Hi everyone, I'm new and my goal is to read 50 books by people of color this calendar year and post reviews once a month. So far I'm a little ahead with reading and a little behind with posting. These are the books I finished in January:
1. Edwidge Danticat, The Dew Breaker, 2004
This is a novel made up of linked short stories about Haitian and Haitian American characters, most of them somehow related to stories of political violence, especially the torture of prisoners. It's not clear until the end how the different parts relate to each other and at times I felt a little lost as far as that goes, but all the characters felt very real and all their stories were interesting and moving, even when I wasn't sure what year I was in, and even though I know very, very little about Haitian history. I liked that there were characters from different social positions and different sides of the conflict but they were all sympathetic, all presented as human beings. I liked that one of the women had an ex-girlfriend and this was part of her character but not the point of it. Mostly I just loved Edwidge Danticat's prose! I hadn't read anything of hers before but I've got the novel
Breath, Eyes, Memory out from the library now and I'm also very interested in I will definitely be reading the memoir
Brother, I'm Dying, which was reviewed
here.
2. Machado de Assis, Dom Casmurro, 1899
I had to read this for school, but I enjoyed it anyway. :) Most critics and regular Brazilians consider Machado to be the greatest Brazilian writer of all time, and this is one of his most important books. This is a novel about a friendship, courtship, and marriage in which the husband, Dom Casmurro, is the unreliable narrator. In some ways it's incredibly frustrating that we never get to hear the woman's side of the story, but that's also what's so fascinating about it, that the book is partly
about her being silenced, and over a hundred years later readers continue to argue about what actually happened in the story. The writing is also just fun, with lots of crazy asides in which the narrator addresses the reader or talks about the construction of the novel.

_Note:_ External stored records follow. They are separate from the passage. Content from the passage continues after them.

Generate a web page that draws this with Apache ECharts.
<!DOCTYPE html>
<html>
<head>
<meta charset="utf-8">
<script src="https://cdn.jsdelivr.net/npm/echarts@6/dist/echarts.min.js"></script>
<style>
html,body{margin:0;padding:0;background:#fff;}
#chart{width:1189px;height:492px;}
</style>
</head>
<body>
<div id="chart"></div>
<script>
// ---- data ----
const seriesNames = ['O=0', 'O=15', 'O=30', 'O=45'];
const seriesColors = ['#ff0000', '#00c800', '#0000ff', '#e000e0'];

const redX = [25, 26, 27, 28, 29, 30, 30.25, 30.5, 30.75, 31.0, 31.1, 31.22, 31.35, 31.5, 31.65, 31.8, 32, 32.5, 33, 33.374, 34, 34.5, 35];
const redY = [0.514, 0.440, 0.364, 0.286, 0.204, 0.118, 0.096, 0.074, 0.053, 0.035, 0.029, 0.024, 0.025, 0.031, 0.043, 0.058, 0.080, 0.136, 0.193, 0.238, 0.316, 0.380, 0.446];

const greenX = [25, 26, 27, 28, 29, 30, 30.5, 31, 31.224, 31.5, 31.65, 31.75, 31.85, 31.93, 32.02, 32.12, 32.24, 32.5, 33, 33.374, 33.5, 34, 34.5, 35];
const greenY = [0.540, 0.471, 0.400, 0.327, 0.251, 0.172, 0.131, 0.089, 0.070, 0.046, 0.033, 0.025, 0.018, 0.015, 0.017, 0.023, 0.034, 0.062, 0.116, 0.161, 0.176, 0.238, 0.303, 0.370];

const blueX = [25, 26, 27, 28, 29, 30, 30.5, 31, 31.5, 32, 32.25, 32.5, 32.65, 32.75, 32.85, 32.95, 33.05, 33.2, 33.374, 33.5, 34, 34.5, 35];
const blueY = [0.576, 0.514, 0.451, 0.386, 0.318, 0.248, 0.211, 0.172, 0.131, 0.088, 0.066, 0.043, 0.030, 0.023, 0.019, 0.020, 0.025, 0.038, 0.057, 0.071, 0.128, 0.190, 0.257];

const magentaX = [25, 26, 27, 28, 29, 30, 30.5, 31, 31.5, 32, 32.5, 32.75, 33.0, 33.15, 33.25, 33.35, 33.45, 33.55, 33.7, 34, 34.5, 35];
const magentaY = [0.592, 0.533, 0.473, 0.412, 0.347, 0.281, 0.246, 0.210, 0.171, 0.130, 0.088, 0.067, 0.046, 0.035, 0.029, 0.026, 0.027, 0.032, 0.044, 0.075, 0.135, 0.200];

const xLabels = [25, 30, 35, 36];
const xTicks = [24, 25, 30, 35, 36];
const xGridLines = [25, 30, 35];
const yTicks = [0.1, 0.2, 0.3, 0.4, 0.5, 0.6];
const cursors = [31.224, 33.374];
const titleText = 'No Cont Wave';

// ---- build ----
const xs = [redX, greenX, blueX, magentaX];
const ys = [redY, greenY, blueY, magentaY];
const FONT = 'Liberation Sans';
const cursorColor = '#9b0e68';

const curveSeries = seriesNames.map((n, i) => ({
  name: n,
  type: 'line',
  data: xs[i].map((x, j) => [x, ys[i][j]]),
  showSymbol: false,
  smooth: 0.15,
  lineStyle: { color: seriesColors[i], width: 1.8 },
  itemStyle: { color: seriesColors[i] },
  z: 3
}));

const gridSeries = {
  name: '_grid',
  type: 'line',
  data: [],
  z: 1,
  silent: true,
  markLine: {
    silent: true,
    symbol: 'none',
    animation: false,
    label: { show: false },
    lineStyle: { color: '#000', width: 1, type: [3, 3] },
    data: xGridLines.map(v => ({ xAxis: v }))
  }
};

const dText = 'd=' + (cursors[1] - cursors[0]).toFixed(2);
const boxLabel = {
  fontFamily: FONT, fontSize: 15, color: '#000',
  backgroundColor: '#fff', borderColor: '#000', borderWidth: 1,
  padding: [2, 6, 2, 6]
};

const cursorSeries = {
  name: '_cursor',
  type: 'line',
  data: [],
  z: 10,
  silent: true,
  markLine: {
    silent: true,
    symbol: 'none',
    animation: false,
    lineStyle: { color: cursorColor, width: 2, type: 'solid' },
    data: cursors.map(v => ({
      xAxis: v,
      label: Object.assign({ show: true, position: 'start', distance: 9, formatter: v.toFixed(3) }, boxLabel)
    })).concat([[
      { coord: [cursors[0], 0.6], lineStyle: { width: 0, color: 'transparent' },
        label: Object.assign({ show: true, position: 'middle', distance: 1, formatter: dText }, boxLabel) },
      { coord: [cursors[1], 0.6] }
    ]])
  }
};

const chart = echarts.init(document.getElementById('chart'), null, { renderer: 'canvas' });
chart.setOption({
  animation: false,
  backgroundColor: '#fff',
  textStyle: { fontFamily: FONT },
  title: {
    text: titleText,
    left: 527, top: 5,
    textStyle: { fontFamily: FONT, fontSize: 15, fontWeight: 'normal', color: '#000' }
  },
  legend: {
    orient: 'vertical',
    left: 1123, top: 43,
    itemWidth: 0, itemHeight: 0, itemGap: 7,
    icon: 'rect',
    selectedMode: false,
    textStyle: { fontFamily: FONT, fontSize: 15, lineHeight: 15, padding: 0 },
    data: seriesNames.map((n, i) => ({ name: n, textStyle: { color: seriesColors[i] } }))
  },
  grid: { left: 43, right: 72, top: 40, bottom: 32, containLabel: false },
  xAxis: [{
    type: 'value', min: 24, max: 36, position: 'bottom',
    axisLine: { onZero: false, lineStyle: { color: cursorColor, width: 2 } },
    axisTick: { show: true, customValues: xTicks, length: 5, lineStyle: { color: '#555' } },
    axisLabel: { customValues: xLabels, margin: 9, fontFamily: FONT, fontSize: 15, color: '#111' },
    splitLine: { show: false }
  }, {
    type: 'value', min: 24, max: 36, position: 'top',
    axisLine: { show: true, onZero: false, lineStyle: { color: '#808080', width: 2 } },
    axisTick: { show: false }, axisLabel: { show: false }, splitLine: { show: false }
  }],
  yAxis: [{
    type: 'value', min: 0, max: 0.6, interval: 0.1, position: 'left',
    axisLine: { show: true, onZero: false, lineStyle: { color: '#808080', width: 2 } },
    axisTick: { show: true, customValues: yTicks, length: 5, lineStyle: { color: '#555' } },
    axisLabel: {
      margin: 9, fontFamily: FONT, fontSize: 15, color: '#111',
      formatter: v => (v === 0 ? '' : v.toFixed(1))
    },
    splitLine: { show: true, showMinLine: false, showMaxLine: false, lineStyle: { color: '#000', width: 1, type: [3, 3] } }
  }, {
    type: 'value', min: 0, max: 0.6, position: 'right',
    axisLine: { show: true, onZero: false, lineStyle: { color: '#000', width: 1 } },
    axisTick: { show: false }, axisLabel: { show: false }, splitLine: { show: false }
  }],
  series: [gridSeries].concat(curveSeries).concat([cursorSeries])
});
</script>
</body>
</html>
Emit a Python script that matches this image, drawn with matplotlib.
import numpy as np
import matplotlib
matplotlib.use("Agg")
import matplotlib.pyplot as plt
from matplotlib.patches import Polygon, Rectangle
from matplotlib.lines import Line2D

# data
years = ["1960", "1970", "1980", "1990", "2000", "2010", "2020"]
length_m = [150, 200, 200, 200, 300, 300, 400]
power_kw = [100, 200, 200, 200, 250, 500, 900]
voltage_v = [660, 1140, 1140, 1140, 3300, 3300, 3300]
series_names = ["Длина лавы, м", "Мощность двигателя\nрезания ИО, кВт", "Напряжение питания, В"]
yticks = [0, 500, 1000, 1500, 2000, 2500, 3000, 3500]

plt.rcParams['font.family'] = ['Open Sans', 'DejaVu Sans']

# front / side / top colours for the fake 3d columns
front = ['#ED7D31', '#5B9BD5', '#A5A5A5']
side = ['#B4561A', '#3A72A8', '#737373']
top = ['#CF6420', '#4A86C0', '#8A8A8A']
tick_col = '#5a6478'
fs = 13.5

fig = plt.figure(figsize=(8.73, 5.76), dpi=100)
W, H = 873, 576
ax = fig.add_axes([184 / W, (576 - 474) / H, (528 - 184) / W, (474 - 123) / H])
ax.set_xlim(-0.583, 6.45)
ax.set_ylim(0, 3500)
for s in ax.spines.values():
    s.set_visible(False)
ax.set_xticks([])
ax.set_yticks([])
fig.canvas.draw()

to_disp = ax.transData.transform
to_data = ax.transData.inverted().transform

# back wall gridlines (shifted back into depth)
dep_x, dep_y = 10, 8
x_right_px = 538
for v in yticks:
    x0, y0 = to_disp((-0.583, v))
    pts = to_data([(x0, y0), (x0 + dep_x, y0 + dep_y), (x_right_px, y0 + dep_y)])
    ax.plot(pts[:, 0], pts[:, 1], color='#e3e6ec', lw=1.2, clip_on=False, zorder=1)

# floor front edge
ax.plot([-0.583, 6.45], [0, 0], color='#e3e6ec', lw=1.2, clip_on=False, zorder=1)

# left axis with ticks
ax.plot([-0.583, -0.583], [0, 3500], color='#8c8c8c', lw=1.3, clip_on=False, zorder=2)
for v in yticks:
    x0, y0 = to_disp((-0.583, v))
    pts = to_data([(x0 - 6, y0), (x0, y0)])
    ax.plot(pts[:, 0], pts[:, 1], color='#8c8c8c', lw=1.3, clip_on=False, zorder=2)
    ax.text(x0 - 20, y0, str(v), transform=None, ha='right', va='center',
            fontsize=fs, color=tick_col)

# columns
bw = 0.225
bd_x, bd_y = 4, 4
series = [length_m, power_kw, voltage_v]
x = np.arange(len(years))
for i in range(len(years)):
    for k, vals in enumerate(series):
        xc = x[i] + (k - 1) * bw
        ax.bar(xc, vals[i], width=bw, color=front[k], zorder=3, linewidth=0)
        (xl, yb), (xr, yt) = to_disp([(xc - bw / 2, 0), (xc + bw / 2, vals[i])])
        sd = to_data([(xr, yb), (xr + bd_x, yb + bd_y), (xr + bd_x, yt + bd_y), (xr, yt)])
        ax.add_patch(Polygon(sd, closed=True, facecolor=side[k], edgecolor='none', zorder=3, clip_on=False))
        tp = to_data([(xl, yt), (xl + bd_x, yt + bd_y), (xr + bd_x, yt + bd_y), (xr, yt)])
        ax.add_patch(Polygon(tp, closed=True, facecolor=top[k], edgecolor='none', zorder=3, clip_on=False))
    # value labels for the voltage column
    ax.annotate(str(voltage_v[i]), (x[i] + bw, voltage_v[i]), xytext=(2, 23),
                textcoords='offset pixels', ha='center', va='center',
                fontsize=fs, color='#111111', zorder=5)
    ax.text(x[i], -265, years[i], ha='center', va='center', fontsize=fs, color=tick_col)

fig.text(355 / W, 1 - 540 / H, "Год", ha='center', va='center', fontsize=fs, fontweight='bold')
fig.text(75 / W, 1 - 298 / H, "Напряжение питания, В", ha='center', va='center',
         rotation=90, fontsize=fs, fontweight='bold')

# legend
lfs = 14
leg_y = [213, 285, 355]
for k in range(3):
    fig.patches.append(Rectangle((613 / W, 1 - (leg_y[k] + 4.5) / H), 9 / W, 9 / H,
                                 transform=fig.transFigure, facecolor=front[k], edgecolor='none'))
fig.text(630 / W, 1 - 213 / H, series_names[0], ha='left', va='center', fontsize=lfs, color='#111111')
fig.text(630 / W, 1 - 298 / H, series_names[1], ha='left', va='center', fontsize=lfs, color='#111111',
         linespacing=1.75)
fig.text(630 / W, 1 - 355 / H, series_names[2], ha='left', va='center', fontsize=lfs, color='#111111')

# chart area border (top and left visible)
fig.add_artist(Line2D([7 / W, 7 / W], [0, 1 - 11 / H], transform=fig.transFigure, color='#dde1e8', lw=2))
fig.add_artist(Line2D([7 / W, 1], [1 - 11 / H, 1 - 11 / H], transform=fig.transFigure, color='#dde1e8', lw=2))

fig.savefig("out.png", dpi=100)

( Read more... )3. Jamaica Kincaid, My Brother, 1997
I was excited to read this because back in college I'd been blown away by Kincaid's novel
Lucy and her essay
A Small Place.
My Brother is a memoir about the author's younger brother dying of AIDS in Antigua in the 1990s. What I liked about it was one of the things I loved about those other books – the raw honesty of it. Kincaid doesn't hide her anger at her mother for the way she treats her children, at her brother for being careless about his own and others' lives, at Antiguans in general for trying to ignore this disease, and for not taking care of people who are sick and suffering. I liked this book, I got sucked into it and read it quickly and found it very affecting, but it I wouldn't recommend it as readily as I do those other two. (I'm also planning to read her novel
Annie John soon.) To me this read like something Kincaid had to write in order to deal with this horrible event in her life, but where she wasn't really thinking that much about the reader, or that's my explanation for why I didn't connect as much with this one.
4. Octavia E. Butler, Parable of the Sower, 1993
I know a lot of you have read this already and it's been reviewed in the comm before, so I won't summarize here. I had a little trouble getting into this at the first but I loved the second half and I'm looking forward to reading
Parable of the Talents.
( Read more... )5. Eric Liu, The Accidental Asian: Notes of a Native Speaker, 1998
I know some Asian American readers have had strong negative reactions to this book and others have loved it. It seems to work for most people as a memoir, as one guy talking about his experience as a Chinese American, deciding (or having his parents decide for him) how much his Chineseness is going to be part of his life and his identity. I really like how honest and thoughtful he is, that he not only acknowledges that his Chinese language skills are not good or that some Asian Americans would call him a "banana" because he "acts white", but that he really talks about different sides of what that means. I also like that he talks about people he knows who've experienced being Asian American in completely different ways, and he talks about how his own attitude has changed throughout his life, or sometimes how it changes in the course of one conversation.
Some people don't like the parts of this book that go into bigger generalizations about history and assimilation and the meaning of race and ethnicity in the US. But I really loved these parts too! I figure it's not that you need to agree with him on everything, but he's putting out some really interesting ideas and the writing is elegant; it was a real pleasure for me to read.